Crispr is the name for special, short bits of DNA in bacteria. This DNA comes from past virus infections. Because of that, bacteria don’t use this DNA directly. After all, they have no interest in making more viruses.
But these Crispr DNA sequences serve as an example of what other virus DNA may look like. So bacteria use Crispr as a primer when they make an enzyme called Cas9.
This enzyme looks for any DNA that looks like the Crispr sequence it was primed with. When it finds something similar, it attaches to the new DNA and cuts it apart, rendering it inert.
In effect, Doudna and Charpentier discovered that bacteria have an immune system. With Crispr, they “remember” past virus infections, and with Cas9 they use that “memory” to attack new viruses.
But the two scientists did more than just that.
They also developed a way to manipulate the Crispr sequence so that the Cas9 enzyme could be made to cut open any piece of DNA they wanted.
Once that’s done, it’s a simple thing to add a different piece of DNA in its place.
All of a sudden, Doudna and Charpentier created an easy and quick way to cut-and-paste DNA in cells at will.
Behind the Biotech
As you can imagine, the potential here is huge.

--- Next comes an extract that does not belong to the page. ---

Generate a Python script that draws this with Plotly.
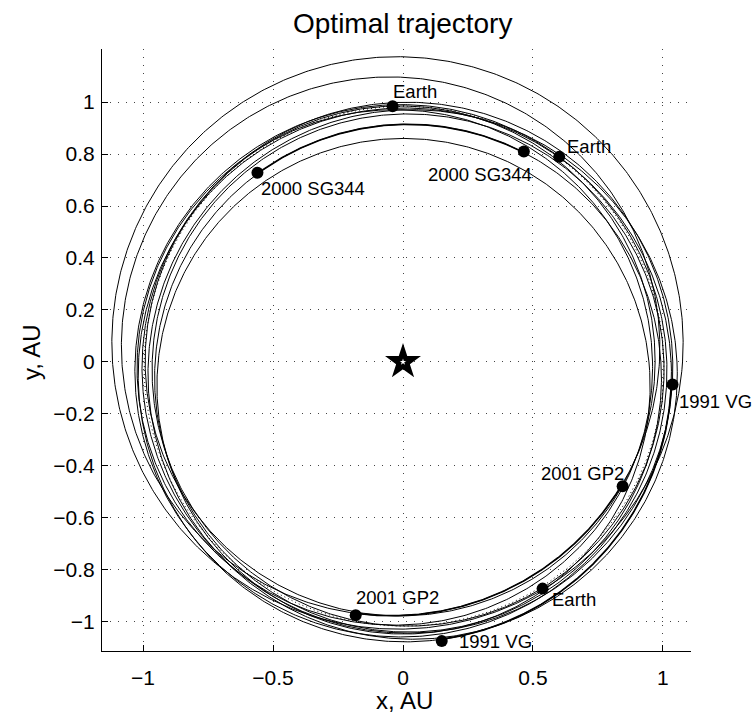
import numpy as np
import plotly.graph_objects as go

# ---- Planar orbit elements of the bodies (a [AU], e, longitude of perihelion [deg]) ----
body_names = ["Earth", "1991 VG", "2000 SG344", "2001 GP2"]
body_a = [1.000, 1.027, 0.977, 1.0375]
body_e = [0.0167, 0.049, 0.067, 0.0739]
body_lp = [102.9, 98.0, 107.2, -51.6]

# ---- Transfer loops: radius at right / top / left / bottom ----
loop_r_right = [1.073, 1.054, 1.038, 1.015, 1.004, 0.946, 0.970, 0.960]
loop_r_top = [1.177, 0.970, 0.999, 0.990, 0.954, 0.860, 0.985, 0.970]
loop_r_left = [1.115, 0.980, 1.004, 1.031, 0.965, 0.942, 0.992, 1.023]
loop_r_bottom = [1.030, 1.066, 1.043, 1.058, 1.016, 1.047, 0.977, 1.012]

# ---- Event markers (positions in AU) and their labels ----
event_labels = ["Earth", "Earth", "Earth", "2000 SG344", "2000 SG344",
                "2001 GP2", "2001 GP2", "1991 VG", "1991 VG"]
event_x = [-0.040, 0.601, 0.537, -0.560, 0.465, 0.845, -0.182, 1.037, 0.149]
event_y = [0.984, 0.789, -0.872, 0.728, 0.810, -0.478, -0.974, -0.087, -1.074]
label_x = [-0.045, 0.622, 0.567, -0.555, 0.088, 0.522, -0.190, 1.054, 0.207]
label_y = [1.040, 0.827, -0.913, 0.667, 0.721, -0.431, -0.906, -0.154, -1.076]

# ---- Stay arcs along asteroid orbits (between arrival and departure markers) ----
stay_body = ["2000 SG344", "2001 GP2", "1991 VG"]
stay_start_event = [4, 6, 8]
stay_end_event = [3, 5, 7]

x_ticks = [-1, -0.5, 0, 0.5, 1]
x_ticktext = ["\u22121", "\u22120.5", "0", "0.5", "1"]
y_ticks = [-1, -0.8, -0.6, -0.4, -0.2, 0, 0.2, 0.4, 0.6, 0.8, 1]
y_ticktext = ["\u22121", "\u22120.8", "\u22120.6", "\u22120.4", "\u22120.2", "0",
              "0.2", "0.4", "0.6", "0.8", "1"]

FONT = "Liberation Sans, Arial, Helvetica, sans-serif"

# plot-area geometry (pixels) used to place title texts
W, H = 753, 718
ML, MR, MT, MB = 102, 62, 49, 67
PW, PH = W - ML - MR, H - MT - MB


def px_to_paper(px, py):
    return (px - ML) / PW, (H - MB - py) / PH


def conic_r(a, e, lp_deg, th):
    p = a * (1 - e ** 2)
    return p / (1 + e * np.cos(th - np.radians(lp_deg)))


fig = go.Figure()
th_full = np.linspace(0, 2 * np.pi, 721)

# transfer loops
for rr, rt, rl, rb in zip(loop_r_right, loop_r_top, loop_r_left, loop_r_bottom):
    A = 0.5 * ((1 / rr + 1 / rl) / 2 + (1 / rt + 1 / rb) / 2)
    B = (1 / rr - 1 / rl) / 2
    C = (1 / rt - 1 / rb) / 2
    r = 1 / (A + B * np.cos(th_full) + C * np.sin(th_full))
    fig.add_trace(go.Scatter(x=r * np.cos(th_full), y=r * np.sin(th_full), mode="lines",
                             line=dict(color="black", width=1), hoverinfo="skip"))

# body orbits
for name, a, e, lp in zip(body_names, body_a, body_e, body_lp):
    r = conic_r(a, e, lp, th_full)
    dash = "1px,3px" if name == "Earth" else "solid"
    fig.add_trace(go.Scatter(x=r * np.cos(th_full), y=r * np.sin(th_full), mode="lines",
                             line=dict(color="black", width=1, dash=dash), hoverinfo="skip"))

# stay arcs (thicker)
for name, i0, i1 in zip(stay_body, stay_start_event, stay_end_event):
    k = body_names.index(name)
    t0 = np.arctan2(event_y[i0], event_x[i0])
    t1 = np.arctan2(event_y[i1], event_x[i1])
    if t1 < t0:
        t1 += 2 * np.pi
    th = np.linspace(t0, t1, 200)
    r = conic_r(body_a[k], body_e[k], body_lp[k], th)
    fig.add_trace(go.Scatter(x=r * np.cos(th), y=r * np.sin(th), mode="lines",
                             line=dict(color="black", width=1.7), hoverinfo="skip"))

# event markers
fig.add_trace(go.Scatter(x=event_x, y=event_y, mode="markers",
                         marker=dict(symbol="circle", size=12, color="black"),
                         hoverinfo="skip"))

# Sun
fig.add_trace(go.Scatter(x=[0], y=[0], mode="markers",
                         marker=dict(symbol="star", size=27, color="black"), hoverinfo="skip"))
fig.add_trace(go.Scatter(x=[0], y=[0], mode="markers",
                         marker=dict(symbol="star", size=5, color="white"), hoverinfo="skip"))

annotations = []
for t, lx, ly in zip(event_labels, label_x, label_y):
    annotations.append(dict(x=lx, y=ly, xref="x", yref="y", text=t, showarrow=False,
                            xanchor="left", yanchor="middle",
                            font=dict(family=FONT, size=18.5, color="black")))

# title and axis titles
tx, ty = px_to_paper(402, 24)
annotations.append(dict(x=tx, y=ty, xref="paper", yref="paper",
                        text="Optimal trajectory", showarrow=False,
                        xanchor="center", yanchor="middle",
                        font=dict(family=FONT, size=28, color="black")))
tx, ty = px_to_paper(404, 700)
annotations.append(dict(x=tx, y=ty, xref="paper", yref="paper",
                        text="x, AU", showarrow=False,
                        xanchor="center", yanchor="middle",
                        font=dict(family=FONT, size=24, color="black")))
tx, ty = px_to_paper(31, 352)
annotations.append(dict(x=tx, y=ty, xref="paper", yref="paper",
                        text="y, AU", showarrow=False, textangle=-90,
                        xanchor="center", yanchor="middle",
                        font=dict(family=FONT, size=24, color="black")))

fig.update_layout(
    width=W, height=H,
    margin=dict(l=ML, r=MR, t=MT, b=MB),
    paper_bgcolor="white", plot_bgcolor="white",
    showlegend=False,
    font=dict(family=FONT, size=21, color="black"),
    annotations=annotations,
)

grid_kw = dict(showgrid=True, gridcolor="#444444", gridwidth=1, griddash="1px,7px",
               zeroline=False, showline=True, linecolor="black", linewidth=1,
               ticks="inside", ticklen=6, tickwidth=1, tickcolor="black", mirror=False,
               tickfont=dict(family=FONT, size=21, color="black"))

fig.update_xaxes(range=[-1.158, 1.108], tickvals=x_ticks, ticktext=x_ticktext,
                 ticklabelstandoff=8, **grid_kw)
fig.update_yaxes(range=[-1.112, 1.204], tickvals=y_ticks, ticktext=y_ticktext,
                 ticklabelstandoff=2, **grid_kw)

fig.write_html("out.html", config={"displayModeBar": False})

With Crispr Cas 9 we could potentially replace disease-causing genes on the fly, curing or preventing many unhealthy conditions.
No wonder Global Market Insights expects the worldwide market for gene editing to grow from $3.8 billion last year to $10 billion by 2026. That’s an average growth rate of 14.9% per year.

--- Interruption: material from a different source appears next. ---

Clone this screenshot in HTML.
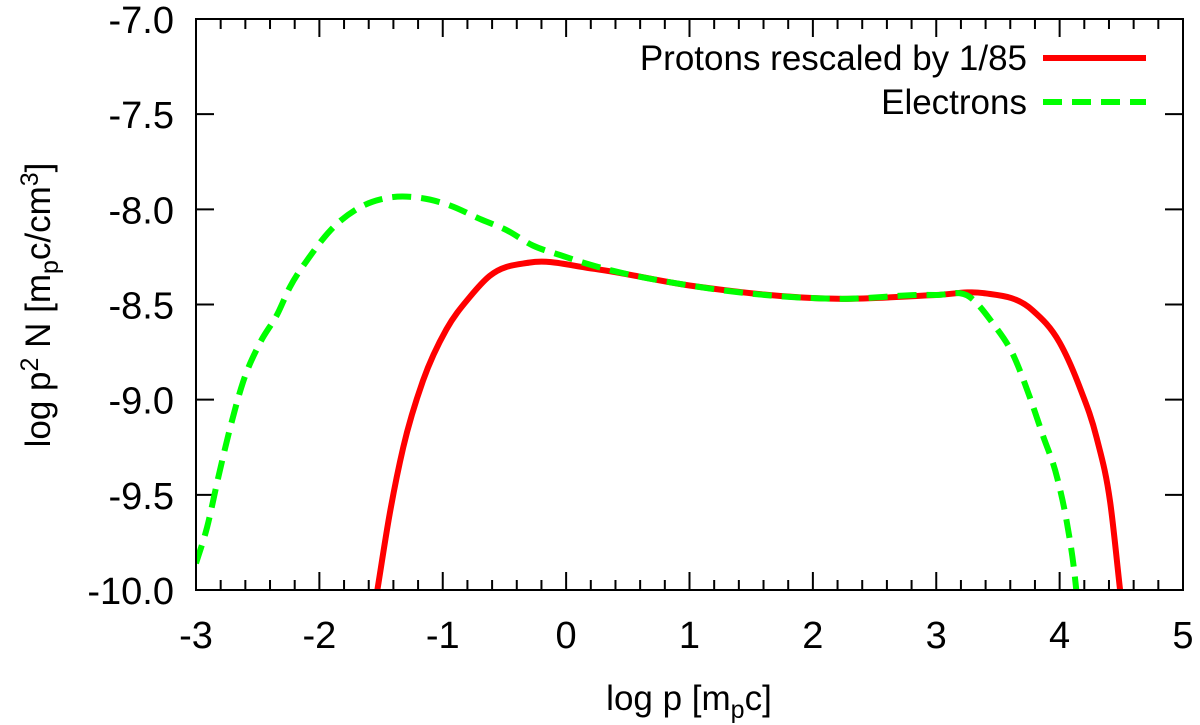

Even that may be conservative because gene editing is just one part of a much larger field called “precision medicine.” Estimates on the size of this market vary from $84.6 billion by 2024 to $216 billion by 2028.
Thermo Fisher Scientific Inc. (TMO) is a great way to play this, even though it’s not a biotech firm per se.

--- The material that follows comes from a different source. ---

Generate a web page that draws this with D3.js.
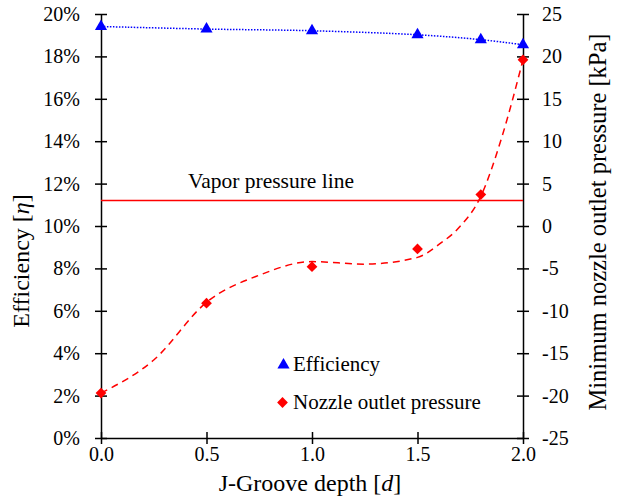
<!DOCTYPE html>
<html>
<head>
<meta charset="utf-8">
<script src="https://cdn.jsdelivr.net/npm/d3@7"></script>
<style>
  body { margin: 0; background: #fff; }
</style>
</head>
<body>
<div id="chart"></div>
<script>
// data
var depth = [0.0, 0.5, 1.0, 1.5, 1.8, 2.0];
var efficiency = [19.41, 19.29, 19.21, 19.02, 18.79, 18.55];   // %
var pressure = [-19.7, -9.1, -4.8, -2.7, 3.7, 19.6];            // kPa
// dashed trendline of the pressure
var trendDepth = [0.0, 0.25, 0.5, 0.75, 1.0, 1.25, 1.5, 1.6, 1.7, 1.8, 1.9, 2.0];
var trendPressure = [-19.7, -15.8, -9.0, -5.8, -4.2, -4.5, -3.7, -2.2, -0.1, 3.5, 10.5, 19.6];
var vaporPressure = 3.0;
var xTicks = [0, 0.5, 1.0, 1.5, 2.0];
var effTicks = [0, 2, 4, 6, 8, 10, 12, 14, 16, 18, 20];
var pTicks = [-25, -20, -15, -10, -5, 0, 5, 10, 15, 20, 25];

var width = 617, height = 500;
var margin = {top: 14, right: 94, bottom: 62, left: 101};
var serif = "'Liberation Serif', 'Times New Roman', serif";

var svg = d3.select('#chart').append('svg')
    .attr('width', width)
    .attr('height', height);

var x = d3.scaleLinear().domain([0, 2]).range([margin.left, width - margin.right]);
var yEff = d3.scaleLinear().domain([0, 20]).range([height - margin.bottom, margin.top]);
var yP = d3.scaleLinear().domain([-25, 25]).range([height - margin.bottom, margin.top]);

// axes: ticks cross the axis line
function styleAxis(g) {
    g.attr('font-family', null).attr('font-size', null);
    g.selectAll('path').attr('stroke', '#000').attr('stroke-width', 1.5);
    g.selectAll('line').attr('stroke', '#000').attr('stroke-width', 1.5);
    g.selectAll('text').style('font-family', serif).style('font-size', '20px').attr('fill', '#000');
}

var xAxis = svg.append('g')
    .attr('transform', 'translate(0,' + yEff(0) + ')')
    .call(d3.axisBottom(x).tickValues(xTicks).tickFormat(d3.format('.1f'))
        .tickSizeInner(6).tickSizeOuter(0).tickPadding(3));
xAxis.selectAll('.tick line').attr('y1', -6);
styleAxis(xAxis);

var leftAxis = svg.append('g')
    .attr('transform', 'translate(' + x(0) + ',0)')
    .call(d3.axisLeft(yEff).tickValues(effTicks).tickFormat(function(d) { return d + '%'; })
        .tickSizeInner(6).tickSizeOuter(0).tickPadding(15));
leftAxis.selectAll('.tick line').attr('x1', 6);
styleAxis(leftAxis);

var rightAxis = svg.append('g')
    .attr('transform', 'translate(' + x(2) + ',0)')
    .call(d3.axisRight(yP).tickValues(pTicks).tickFormat(function(d) { return String(d); })
        .tickSizeInner(6).tickSizeOuter(0).tickPadding(13));
rightAxis.selectAll('.tick line').attr('x1', -6);
styleAxis(rightAxis);

function label(sel, size) {
    return sel.style('font-family', serif).style('font-size', size + 'px').attr('fill', '#000');
}

// vapor pressure line
svg.append('line')
    .attr('x1', x(0)).attr('x2', x(2))
    .attr('y1', yP(vaporPressure)).attr('y2', yP(vaporPressure))
    .attr('stroke', '#ff0000').attr('stroke-width', 1.5);
label(svg.append('text'), 21.5)
    .attr('x', 188).attr('y', yP(vaporPressure) - 13)
    .text('Vapor pressure line');

// efficiency dotted trend
svg.append('path')
    .datum(depth)
    .attr('fill', 'none')
    .attr('stroke', '#0000ff')
    .attr('stroke-width', 1.5)
    .attr('stroke-dasharray', '1.5,1.5')
    .attr('d', d3.line()
        .x(function(d) { return x(d); })
        .y(function(d, i) { return yEff(efficiency[i]); })
        .curve(d3.curveCatmullRom));

// pressure dashed trend
svg.append('path')
    .datum(trendDepth)
    .attr('fill', 'none')
    .attr('stroke', '#ff0000')
    .attr('stroke-width', 1.5)
    .attr('stroke-dasharray', '7,5')
    .attr('d', d3.line()
        .x(function(d) { return x(d); })
        .y(function(d, i) { return yP(trendPressure[i]); })
        .curve(d3.curveMonotoneX));

var tri = d3.symbol().type(d3.symbolTriangle).size(64);
var dia = d3.symbol().type(d3.symbolSquare).size(58);

svg.append('g').selectAll('path')
    .data(depth)
    .enter().append('path')
    .attr('d', tri)
    .attr('fill', '#0000ff')
    .attr('transform', function(d, i) { return 'translate(' + x(d) + ',' + yEff(efficiency[i]) + ')'; });

svg.append('g').selectAll('path')
    .data(depth)
    .enter().append('path')
    .attr('d', dia)
    .attr('fill', '#ff0000')
    .attr('transform', function(d, i) { return 'translate(' + x(d) + ',' + yP(pressure[i]) + ') rotate(45)'; });

// legend
var legend = svg.append('g');
legend.append('path').attr('d', tri).attr('fill', '#0000ff')
    .attr('transform', 'translate(283.5,365)');
label(legend.append('text'), 21).attr('x', 293).attr('y', 371).text('Efficiency');
legend.append('path').attr('d', dia).attr('fill', '#ff0000')
    .attr('transform', 'translate(282.5,402.5) rotate(45)');
label(legend.append('text'), 21).attr('x', 293).attr('y', 408.5).text('Nozzle outlet pressure');

// axis titles
var xt = label(svg.append('text'), 24)
    .attr('x', 310).attr('y', 491)
    .attr('text-anchor', 'middle');
xt.append('tspan').text('J-Groove depth [');
xt.append('tspan').style('font-style', 'italic').text('d');
xt.append('tspan').text(']');

var lt = label(svg.append('text'), 24)
    .attr('transform', 'translate(29,261) rotate(-90)')
    .attr('text-anchor', 'middle');
lt.append('tspan').text('Efficiency [');
lt.append('tspan').style('font-style', 'italic').text('η');
lt.append('tspan').text(']');

label(svg.append('text'), 24.5)
    .attr('transform', 'translate(606,222) rotate(-90)')
    .attr('text-anchor', 'middle')
    .text('Minimum nozzle outlet pressure [kPa]');
</script>
</body>
</html>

Based just outside Boston, MA, the firm makes scientific instruments, reagents, and software for pharmaceutical and biotech companies.
In short, it’s a backend supply firm for the life science sector. That means it supplies all the hardware and consumables the industry needs to discover, develop, and use new treatments, as well as the technical expertise on how to use all that equipment.
This includes a suite of Crisps tools. For example, Thermo Fisher’s Invitrogen TrueDesign Genome Editor software allows researchers to simply select what gene they want changed, type in the new gene they want it to be replaced by, and get the full sequence to feed to the Cas9 enzyme.
Thermo Fisher also offers two kinds of Cas9 enzymes ready for priming, one for research purposes and an even more accurate one for use in pre-clinical research.
The company even offers a library of engineered viruses and other mechanisms to deliver the Crispr-Cas9 system to cells that are otherwise hard to reach, and a training course on how to use all these things.
Of course, Thermo Fisher does much more just Crispr-Cas9, so it’s not a pure play. But that’s a good thing, as the company doesn’t depend on any one drug or technique getting approved.
Instead, with Thermo Fisher, you get many shots on goal and several chances to score big.
In fact, the company’s total addressable market is much larger anyway. Expert Market Research forecasts that the global scientific instruments market will reach $45.6 billion in just five years.
To take just one example, Thermo Fisher is a key provider of lab equipment and reagents to the global COVID testing effort, as well as to the many COVID vaccines under development right now, giving the firm $1.5 billion in extra revenue in the first half of the year.
In other words, with Thermo Fisher you get exposure to a Nobel Prize-winning breakthrough, but with a nice life science safety play.
Let’s be clear. Safe doesn’t have to mean boring.
Since the market rebounded on March 23, Thermo Fisher has beat the S&P 500 by 45.6%.
And I still see plenty of upside ahead.
Right now, the company is on pace to double per-share earnings again in less than five years.
That makes this company a great way to play a cutting-edge field with appreciation and safety of principle that you can count on for the long haul.